### Dataset content
——

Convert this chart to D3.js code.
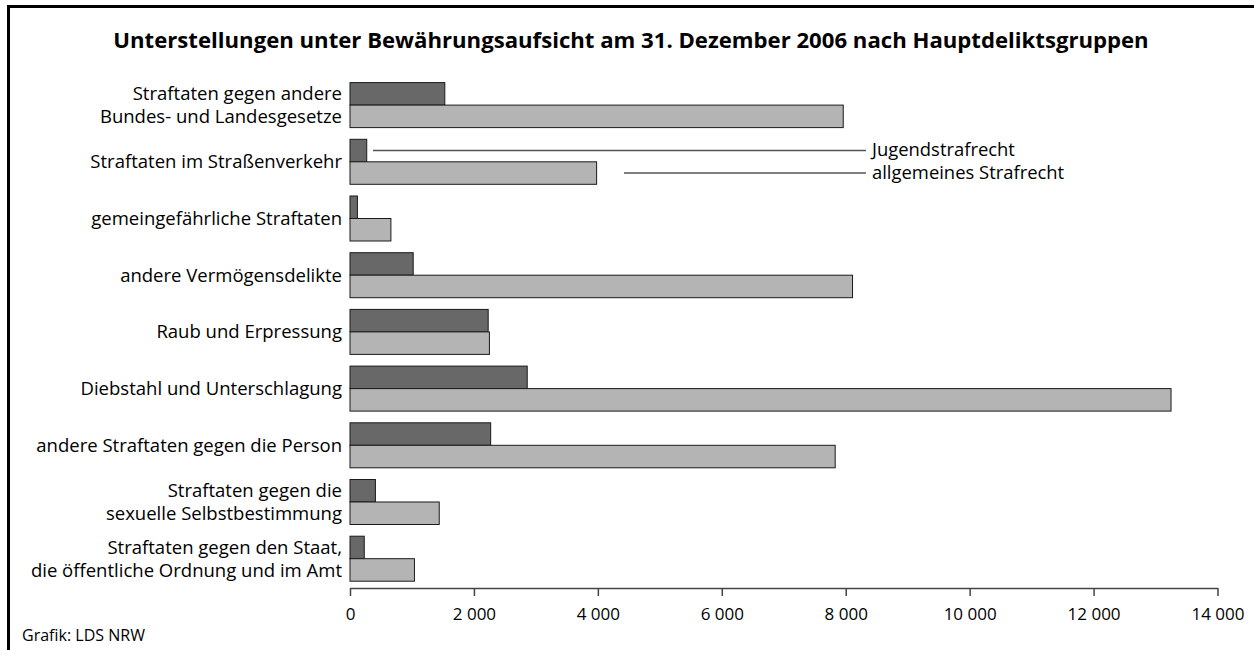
<!DOCTYPE html>
<html>
<head>
<meta charset="utf-8">
<script src="https://cdn.jsdelivr.net/npm/d3@7"></script>
<style>
  html, body { margin: 0; padding: 0; background: #fff; }
  svg { display: block; }
</style>
</head>
<body>
<svg id="chart" width="1254" height="650"></svg>
<script>
// ---- data ----
const title = "Unterstellungen unter Bewährungsaufsicht am 31. Dezember 2006 nach Hauptdeliktsgruppen";
const categories = [
  "Straftaten gegen andere\nBundes- und Landesgesetze",
  "Straftaten im Straßenverkehr",
  "gemeingefährliche Straftaten",
  "andere Vermögensdelikte",
  "Raub und Erpressung",
  "Diebstahl und Unterschlagung",
  "andere Straftaten gegen die Person",
  "Straftaten gegen die\nsexuelle Selbstbestimmung",
  "Straftaten gegen den Staat,\ndie öffentliche Ordnung und im Amt"
];
const seriesNames = ["Jugendstrafrecht", "allgemeines Strafrecht"];
const jugendstrafrecht = [1530, 270, 120, 1020, 2230, 2860, 2270, 410, 230];
const allgemeinesStrafrecht = [7960, 3980, 660, 8110, 2250, 13250, 7830, 1440, 1040];
const tickValues = [0, 2000, 4000, 6000, 8000, 10000, 12000, 14000];
const source = "Grafik: LDS NRW";

// ---- setup ----
const FONT = "'Open Sans', 'Noto Sans', 'DejaVu Sans', sans-serif";
const svg = d3.select("#chart");
const colors = ["#686868", "#b4b4b4"];

function fitSize(text, targetWidth, weight) {
  const t = svg.append("text").attr("font-family", FONT).attr("font-size", 20)
    .attr("font-weight", weight || "normal").text(text);
  const w = t.node().getComputedTextLength();
  t.remove();
  return 20 * targetWidth / w;
}

// border
svg.append("path")
  .attr("d", "M8.5,650 V6.5 H1254")
  .attr("fill", "none").attr("stroke", "#000").attr("stroke-width", 3);

// title
const titleSize = fitSize(title, 1036, "bold");
svg.append("text")
  .attr("x", 631).attr("y", 48)
  .attr("text-anchor", "middle")
  .attr("font-family", FONT).attr("font-weight", "bold")
  .attr("font-size", titleSize)
  .attr("fill", "#000")
  .text(title);

// scales
const x = d3.scaleLinear().domain([0, 14000]).range([350, 1217.5]);
const y = d3.scaleBand().domain(categories).range([82.6, 581.2])
  .paddingInner(0.2063).paddingOuter(0);
const sub = d3.scaleBand().domain(seriesNames).range([0, y.bandwidth()]);

const data = categories.map((c, i) => ({
  cat: c,
  values: [
    { s: seriesNames[0], v: jugendstrafrecht[i] },
    { s: seriesNames[1], v: allgemeinesStrafrecht[i] }
  ]
}));

// bars
const g = svg.append("g");
const groups = g.selectAll("g.grp").data(data).join("g")
  .attr("class", "grp")
  .attr("transform", d => `translate(0,${y(d.cat)})`);
groups.selectAll("rect").data(d => d.values).join("rect")
  .attr("x", x(0))
  .attr("y", d => sub(d.s))
  .attr("width", d => x(d.v) - x(0))
  .attr("height", sub.bandwidth())
  .attr("fill", (d, i) => colors[i])
  .attr("stroke", "#1a1a1a")
  .attr("stroke-width", 1);

// category labels
const labelSize = fitSize("andere Straftaten gegen die Person", 306);
const lineH = 23;
data.forEach(d => {
  const lines = d.cat.split("\n");
  const cy = y(d.cat) + y.bandwidth() / 2;
  const t = svg.append("text")
    .attr("font-family", FONT).attr("font-size", labelSize)
    .attr("fill", "#000").attr("text-anchor", "end");
  lines.forEach((ln, k) => {
    t.append("tspan")
      .attr("x", 342)
      .attr("y", cy + (k - (lines.length - 1) / 2) * lineH)
      .attr("dy", "0.35em")
      .text(ln);
  });
});

// axis
const loc = d3.formatLocale({ decimal: ",", thousands: " ", grouping: [3], currency: ["", "€"] });
const fmt = loc.format(",d");
const axis = d3.axisBottom(x).tickValues(tickValues).tickFormat(fmt)
  .tickSize(8).tickSizeOuter(0).tickPadding(12);
const ax = svg.append("g").attr("transform", "translate(0,588)").call(axis);
ax.attr("font-size", null).attr("font-family", null);
ax.select(".domain").attr("stroke", "#444").attr("stroke-width", 1.5);
ax.selectAll(".tick line").attr("stroke", "#444").attr("stroke-width", 1.5);
ax.selectAll(".tick text")
  .style("font-family", FONT).style("font-size", "17px").attr("fill", "#000");

// legend (leader lines at the Straßenverkehr bars)
const legendCat = categories[1];
const legendY = [
  y(legendCat) + sub(seriesNames[0]) + sub.bandwidth() / 2,
  y(legendCat) + sub(seriesNames[1]) + sub.bandwidth() / 2
];
const legendStart = [373, 624];
const legSize = fitSize("Jugendstrafrecht", 143);
seriesNames.forEach((s, i) => {
  svg.append("line")
    .attr("x1", legendStart[i]).attr("x2", 866)
    .attr("y1", legendY[i]).attr("y2", legendY[i])
    .attr("stroke", "#555").attr("stroke-width", 1.5);
  svg.append("text")
    .attr("x", 872).attr("y", legendY[i]).attr("dy", "0.3em")
    .attr("font-family", FONT).attr("font-size", legSize).attr("fill", "#000")
    .text(s);
});

// source
const srcSize = fitSize(source, 123);
svg.append("text")
  .attr("x", 22).attr("y", 641)
  .attr("font-family", FONT).attr("font-size", srcSize).attr("fill", "#000")
  .text(source);
</script>
</body>
</html>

——

### Problem to work on
Skip the pictures, then retype every line above exactly.

### Exercise result
Convert this chart to D3.js code.
<!DOCTYPE html>
<html>
<head>
<meta charset="utf-8">
<script src="https://cdn.jsdelivr.net/npm/d3@7"></script>
<style>
  html, body { margin: 0; padding: 0; background: #fff; }
  svg { display: block; }
</style>
</head>
<body>
<svg id="chart" width="1254" height="650"></svg>
<script>
// ---- data ----
const title = "Unterstellungen unter Bewährungsaufsicht am 31. Dezember 2006 nach Hauptdeliktsgruppen";
const categories = [
  "Straftaten gegen andere\nBundes- und Landesgesetze",
  "Straftaten im Straßenverkehr",
  "gemeingefährliche Straftaten",
  "andere Vermögensdelikte",
  "Raub und Erpressung",
  "Diebstahl und Unterschlagung",
  "andere Straftaten gegen die Person",
  "Straftaten gegen die\nsexuelle Selbstbestimmung",
  "Straftaten gegen den Staat,\ndie öffentliche Ordnung und im Amt"
];
const seriesNames = ["Jugendstrafrecht", "allgemeines Strafrecht"];
const jugendstrafrecht = [1530, 270, 120, 1020, 2230, 2860, 2270, 410, 230];
const allgemeinesStrafrecht = [7960, 3980, 660, 8110, 2250, 13250, 7830, 1440, 1040];
const tickValues = [0, 2000, 4000, 6000, 8000, 10000, 12000, 14000];
const source = "Grafik: LDS NRW";

// ---- setup ----
const FONT = "'Open Sans', 'Noto Sans', 'DejaVu Sans', sans-serif";
const svg = d3.select("#chart");
const colors = ["#686868", "#b4b4b4"];

function fitSize(text, targetWidth, weight) {
  const t = svg.append("text").attr("font-family", FONT).attr("font-size", 20)
    .attr("font-weight", weight || "normal").text(text);
  const w = t.node().getComputedTextLength();
  t.remove();
  return 20 * targetWidth / w;
}

// border
svg.append("path")
  .attr("d", "M8.5,650 V6.5 H1254")
  .attr("fill", "none").attr("stroke", "#000").attr("stroke-width", 3);

// title
const titleSize = fitSize(title, 1036, "bold");
svg.append("text")
  .attr("x", 631).attr("y", 48)
  .attr("text-anchor", "middle")
  .attr("font-family", FONT).attr("font-weight", "bold")
  .attr("font-size", titleSize)
  .attr("fill", "#000")
  .text(title);

// scales
const x = d3.scaleLinear().domain([0, 14000]).range([350, 1217.5]);
const y = d3.scaleBand().domain(categories).range([82.6, 581.2])
  .paddingInner(0.2063).paddingOuter(0);
const sub = d3.scaleBand().domain(seriesNames).range([0, y.bandwidth()]);

const data = categories.map((c, i) => ({
  cat: c,
  values: [
    { s: seriesNames[0], v: jugendstrafrecht[i] },
    { s: seriesNames[1], v: allgemeinesStrafrecht[i] }
  ]
}));

// bars
const g = svg.append("g");
const groups = g.selectAll("g.grp").data(data).join("g")
  .attr("class", "grp")
  .attr("transform", d => `translate(0,${y(d.cat)})`);
groups.selectAll("rect").data(d => d.values).join("rect")
  .attr("x", x(0))
  .attr("y", d => sub(d.s))
  .attr("width", d => x(d.v) - x(0))
  .attr("height", sub.bandwidth())
  .attr("fill", (d, i) => colors[i])
  .attr("stroke", "#1a1a1a")
  .attr("stroke-width", 1);

// category labels
const labelSize = fitSize("andere Straftaten gegen die Person", 306);
const lineH = 23;
data.forEach(d => {
  const lines = d.cat.split("\n");
  const cy = y(d.cat) + y.bandwidth() / 2;
  const t = svg.append("text")
    .attr("font-family", FONT).attr("font-size", labelSize)
    .attr("fill", "#000").attr("text-anchor", "end");
  lines.forEach((ln, k) => {
    t.append("tspan")
      .attr("x", 342)
      .attr("y", cy + (k - (lines.length - 1) / 2) * lineH)
      .attr("dy", "0.35em")
      .text(ln);
  });
});

// axis
const loc = d3.formatLocale({ decimal: ",", thousands: " ", grouping: [3], currency: ["", "€"] });
const fmt = loc.format(",d");
const axis = d3.axisBottom(x).tickValues(tickValues).tickFormat(fmt)
  .tickSize(8).tickSizeOuter(0).tickPadding(12);
const ax = svg.append("g").attr("transform", "translate(0,588)").call(axis);
ax.attr("font-size", null).attr("font-family", null);
ax.select(".domain").attr("stroke", "#444").attr("stroke-width", 1.5);
ax.selectAll(".tick line").attr("stroke", "#444").attr("stroke-width", 1.5);
ax.selectAll(".tick text")
  .style("font-family", FONT).style("font-size", "17px").attr("fill", "#000");

// legend (leader lines at the Straßenverkehr bars)
const legendCat = categories[1];
const legendY = [
  y(legendCat) + sub(seriesNames[0]) + sub.bandwidth() / 2,
  y(legendCat) + sub(seriesNames[1]) + sub.bandwidth() / 2
];
const legendStart = [373, 624];
const legSize = fitSize("Jugendstrafrecht", 143);
seriesNames.forEach((s, i) => {
  svg.append("line")
    .attr("x1", legendStart[i]).attr("x2", 866)
    .attr("y1", legendY[i]).attr("y2", legendY[i])
    .attr("stroke", "#555").attr("stroke-width", 1.5);
  svg.append("text")
    .attr("x", 872).attr("y", legendY[i]).attr("dy", "0.3em")
    .attr("font-family", FONT).attr("font-size", legSize).attr("fill", "#000")
    .text(s);
});

// source
const srcSize = fitSize(source, 123);
svg.append("text")
  .attr("x", 22).attr("y", 641)
  .attr("font-family", FONT).attr("font-size", srcSize).attr("fill", "#000")
  .text(source);
</script>
</body>
</html>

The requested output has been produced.